Task directions:
Leave out any picture and return the remaining listing below exactly as given.

Data provided:
########################################
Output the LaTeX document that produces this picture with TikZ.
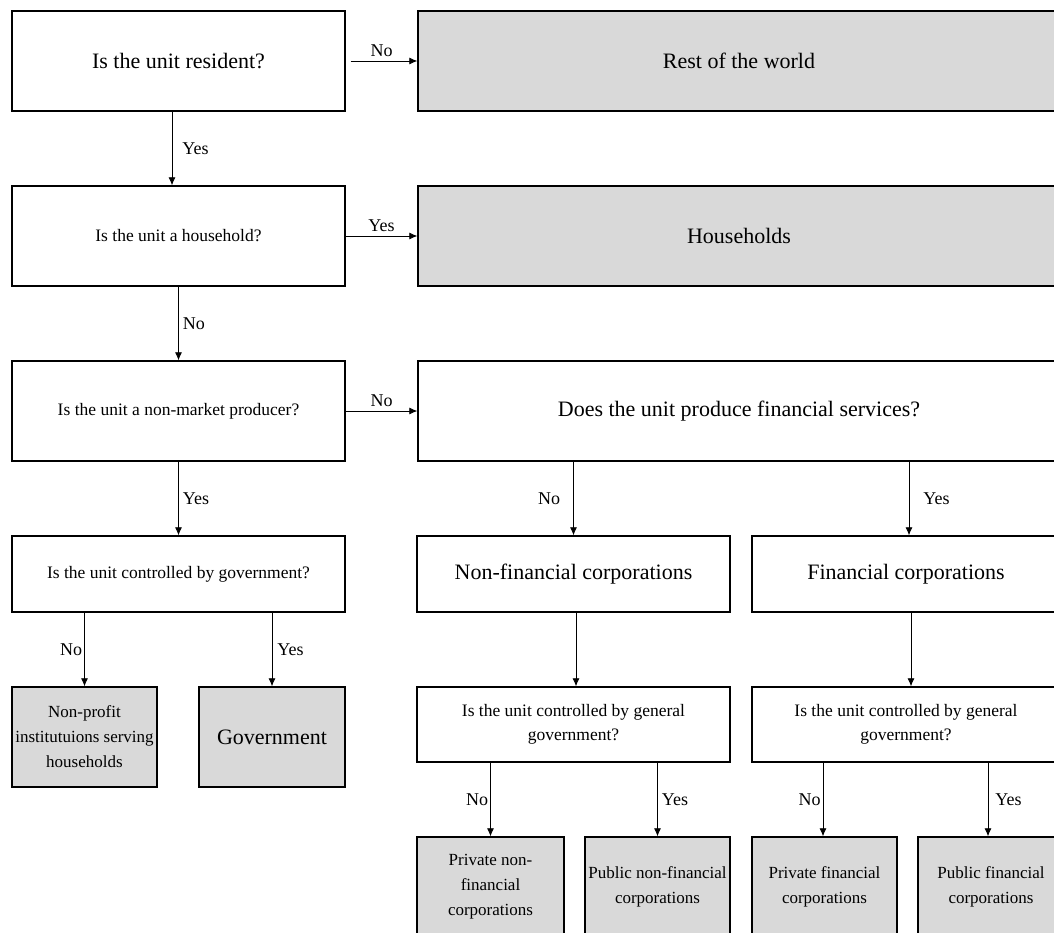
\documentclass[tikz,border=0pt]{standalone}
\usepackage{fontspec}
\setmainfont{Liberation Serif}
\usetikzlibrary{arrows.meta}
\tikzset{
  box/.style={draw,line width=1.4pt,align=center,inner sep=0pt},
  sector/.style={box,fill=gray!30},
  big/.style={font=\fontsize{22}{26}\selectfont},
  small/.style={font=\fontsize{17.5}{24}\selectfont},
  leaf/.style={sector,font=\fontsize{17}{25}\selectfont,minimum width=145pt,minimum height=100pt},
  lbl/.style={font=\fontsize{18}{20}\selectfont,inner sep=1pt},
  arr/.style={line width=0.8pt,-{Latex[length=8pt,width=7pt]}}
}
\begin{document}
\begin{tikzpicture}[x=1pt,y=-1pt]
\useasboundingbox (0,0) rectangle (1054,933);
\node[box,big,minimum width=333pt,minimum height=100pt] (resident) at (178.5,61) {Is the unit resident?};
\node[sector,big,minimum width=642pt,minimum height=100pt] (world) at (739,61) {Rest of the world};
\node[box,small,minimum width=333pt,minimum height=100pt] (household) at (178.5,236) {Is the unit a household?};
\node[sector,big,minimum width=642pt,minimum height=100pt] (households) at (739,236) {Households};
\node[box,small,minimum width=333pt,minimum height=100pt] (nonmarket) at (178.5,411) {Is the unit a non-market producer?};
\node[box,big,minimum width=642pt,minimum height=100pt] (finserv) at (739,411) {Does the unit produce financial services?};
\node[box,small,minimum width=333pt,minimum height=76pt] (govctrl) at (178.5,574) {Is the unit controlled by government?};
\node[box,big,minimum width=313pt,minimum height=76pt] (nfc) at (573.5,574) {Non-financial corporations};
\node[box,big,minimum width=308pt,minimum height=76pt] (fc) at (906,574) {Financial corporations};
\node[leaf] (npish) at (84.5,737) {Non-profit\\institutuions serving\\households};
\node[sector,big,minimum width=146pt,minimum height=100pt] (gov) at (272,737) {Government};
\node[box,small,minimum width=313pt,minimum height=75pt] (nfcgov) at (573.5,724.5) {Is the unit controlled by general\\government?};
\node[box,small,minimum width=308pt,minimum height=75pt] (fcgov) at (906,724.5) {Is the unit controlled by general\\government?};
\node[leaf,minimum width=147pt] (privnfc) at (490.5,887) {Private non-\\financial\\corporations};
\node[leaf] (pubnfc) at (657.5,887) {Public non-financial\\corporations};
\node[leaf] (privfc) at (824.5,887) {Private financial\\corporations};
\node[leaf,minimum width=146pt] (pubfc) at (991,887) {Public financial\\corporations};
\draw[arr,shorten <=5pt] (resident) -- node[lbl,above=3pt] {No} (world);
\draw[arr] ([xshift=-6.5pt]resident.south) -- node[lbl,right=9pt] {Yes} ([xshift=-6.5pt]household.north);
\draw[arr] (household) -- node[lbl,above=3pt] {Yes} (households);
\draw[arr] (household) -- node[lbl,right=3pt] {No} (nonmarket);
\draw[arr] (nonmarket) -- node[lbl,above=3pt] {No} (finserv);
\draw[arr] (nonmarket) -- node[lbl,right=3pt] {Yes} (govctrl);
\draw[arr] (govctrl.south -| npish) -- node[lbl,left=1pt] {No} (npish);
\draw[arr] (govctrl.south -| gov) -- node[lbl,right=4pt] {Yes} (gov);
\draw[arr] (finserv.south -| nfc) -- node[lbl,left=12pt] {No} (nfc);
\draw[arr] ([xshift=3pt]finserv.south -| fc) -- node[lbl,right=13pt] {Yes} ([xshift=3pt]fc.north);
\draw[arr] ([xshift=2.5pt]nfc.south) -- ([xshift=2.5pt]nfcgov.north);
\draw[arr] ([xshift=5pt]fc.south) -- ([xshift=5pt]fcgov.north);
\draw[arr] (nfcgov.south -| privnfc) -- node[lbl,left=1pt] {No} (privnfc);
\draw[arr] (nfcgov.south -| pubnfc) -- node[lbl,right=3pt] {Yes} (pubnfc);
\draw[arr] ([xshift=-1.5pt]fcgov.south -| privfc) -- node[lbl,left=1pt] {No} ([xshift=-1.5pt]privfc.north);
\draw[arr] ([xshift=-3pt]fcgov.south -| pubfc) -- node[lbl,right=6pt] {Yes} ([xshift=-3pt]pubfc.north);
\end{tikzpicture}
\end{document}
########################################
Written answer:
Output the LaTeX document that produces this picture with TikZ.
\documentclass[tikz,border=0pt]{standalone}
\usepackage{fontspec}
\setmainfont{Liberation Serif}
\usetikzlibrary{arrows.meta}
\tikzset{
  box/.style={draw,line width=1.4pt,align=center,inner sep=0pt},
  sector/.style={box,fill=gray!30},
  big/.style={font=\fontsize{22}{26}\selectfont},
  small/.style={font=\fontsize{17.5}{24}\selectfont},
  leaf/.style={sector,font=\fontsize{17}{25}\selectfont,minimum width=145pt,minimum height=100pt},
  lbl/.style={font=\fontsize{18}{20}\selectfont,inner sep=1pt},
  arr/.style={line width=0.8pt,-{Latex[length=8pt,width=7pt]}}
}
\begin{document}
\begin{tikzpicture}[x=1pt,y=-1pt]
\useasboundingbox (0,0) rectangle (1054,933);
\node[box,big,minimum width=333pt,minimum height=100pt] (resident) at (178.5,61) {Is the unit resident?};
\node[sector,big,minimum width=642pt,minimum height=100pt] (world) at (739,61) {Rest of the world};
\node[box,small,minimum width=333pt,minimum height=100pt] (household) at (178.5,236) {Is the unit a household?};
\node[sector,big,minimum width=642pt,minimum height=100pt] (households) at (739,236) {Households};
\node[box,small,minimum width=333pt,minimum height=100pt] (nonmarket) at (178.5,411) {Is the unit a non-market producer?};
\node[box,big,minimum width=642pt,minimum height=100pt] (finserv) at (739,411) {Does the unit produce financial services?};
\node[box,small,minimum width=333pt,minimum height=76pt] (govctrl) at (178.5,574) {Is the unit controlled by government?};
\node[box,big,minimum width=313pt,minimum height=76pt] (nfc) at (573.5,574) {Non-financial corporations};
\node[box,big,minimum width=308pt,minimum height=76pt] (fc) at (906,574) {Financial corporations};
\node[leaf] (npish) at (84.5,737) {Non-profit\\institutuions serving\\households};
\node[sector,big,minimum width=146pt,minimum height=100pt] (gov) at (272,737) {Government};
\node[box,small,minimum width=313pt,minimum height=75pt] (nfcgov) at (573.5,724.5) {Is the unit controlled by general\\government?};
\node[box,small,minimum width=308pt,minimum height=75pt] (fcgov) at (906,724.5) {Is the unit controlled by general\\government?};
\node[leaf,minimum width=147pt] (privnfc) at (490.5,887) {Private non-\\financial\\corporations};
\node[leaf] (pubnfc) at (657.5,887) {Public non-financial\\corporations};
\node[leaf] (privfc) at (824.5,887) {Private financial\\corporations};
\node[leaf,minimum width=146pt] (pubfc) at (991,887) {Public financial\\corporations};
\draw[arr,shorten <=5pt] (resident) -- node[lbl,above=3pt] {No} (world);
\draw[arr] ([xshift=-6.5pt]resident.south) -- node[lbl,right=9pt] {Yes} ([xshift=-6.5pt]household.north);
\draw[arr] (household) -- node[lbl,above=3pt] {Yes} (households);
\draw[arr] (household) -- node[lbl,right=3pt] {No} (nonmarket);
\draw[arr] (nonmarket) -- node[lbl,above=3pt] {No} (finserv);
\draw[arr] (nonmarket) -- node[lbl,right=3pt] {Yes} (govctrl);
\draw[arr] (govctrl.south -| npish) -- node[lbl,left=1pt] {No} (npish);
\draw[arr] (govctrl.south -| gov) -- node[lbl,right=4pt] {Yes} (gov);
\draw[arr] (finserv.south -| nfc) -- node[lbl,left=12pt] {No} (nfc);
\draw[arr] ([xshift=3pt]finserv.south -| fc) -- node[lbl,right=13pt] {Yes} ([xshift=3pt]fc.north);
\draw[arr] ([xshift=2.5pt]nfc.south) -- ([xshift=2.5pt]nfcgov.north);
\draw[arr] ([xshift=5pt]fc.south) -- ([xshift=5pt]fcgov.north);
\draw[arr] (nfcgov.south -| privnfc) -- node[lbl,left=1pt] {No} (privnfc);
\draw[arr] (nfcgov.south -| pubnfc) -- node[lbl,right=3pt] {Yes} (pubnfc);
\draw[arr] ([xshift=-1.5pt]fcgov.south -| privfc) -- node[lbl,left=1pt] {No} ([xshift=-1.5pt]privfc.north);
\draw[arr] ([xshift=-3pt]fcgov.south -| pubfc) -- node[lbl,right=6pt] {Yes} ([xshift=-3pt]pubfc.north);
\end{tikzpicture}
\end{document}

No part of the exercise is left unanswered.